The same thing is true on the job and inside organizations. Routines, no matter how well designed, breed complacency and complacency creates resistance to change. They gradually rob us of our mental agility. Great innovators are those who can see problems coming, who have a heightened sense of awareness and possibility. This is not just an on demand capability, but a sustained frame of mind. They’re proactively looking for potential improvements they can make and problems they can avoid.
Traffic circles are making a comeback in U.S. cities. Instead of stoplights and turn lanes and crosswalks, drivers are expected to merge seamlessly in and out of these “roundabouts.” Studies have found that in many locations these circles are safer than more controlled intersections partly because the rules of the road are more ambiguous.
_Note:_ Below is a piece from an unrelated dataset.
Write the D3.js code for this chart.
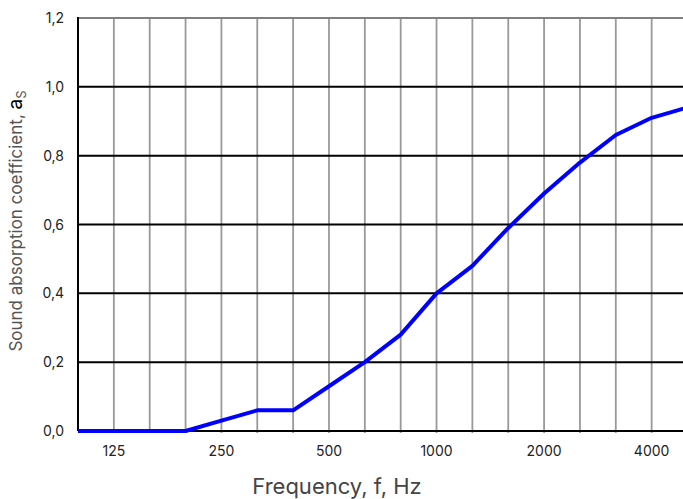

When it’s not entirely clear who has the right-of-way and who doesn’t at any moment, drivers and pedestrians become more alert and cautious and courteous. Rather than assuming that everything around them is predictable and under control, they slow down and do more active scanning to see what’s happening.
Likewise, many organizations would be well-served by loosening things up a little in thoughtful ways. You don’t want people falling into a predictable pattern that assumes that everything is just fine. You want them to feel like a driver entering a traffic circle: a little less comfortable so they’re actively thinking about what’s happening around them, and how to safely navigate the situation to reach important objectives.
You can’t always tell whether someone is driving defensively simply by observing them. Because what changes isn’t necessarily the way they drive as much as the way they think about their driving, the way they process what’s happening around them. In a similar way, having an innovator mindset doesn’t necessarily require that we do our job differently, but rather that we think about it differently. We still need to get the job done, but ideally we should always be pursuing ways to do it better. That’s an innovator mindset.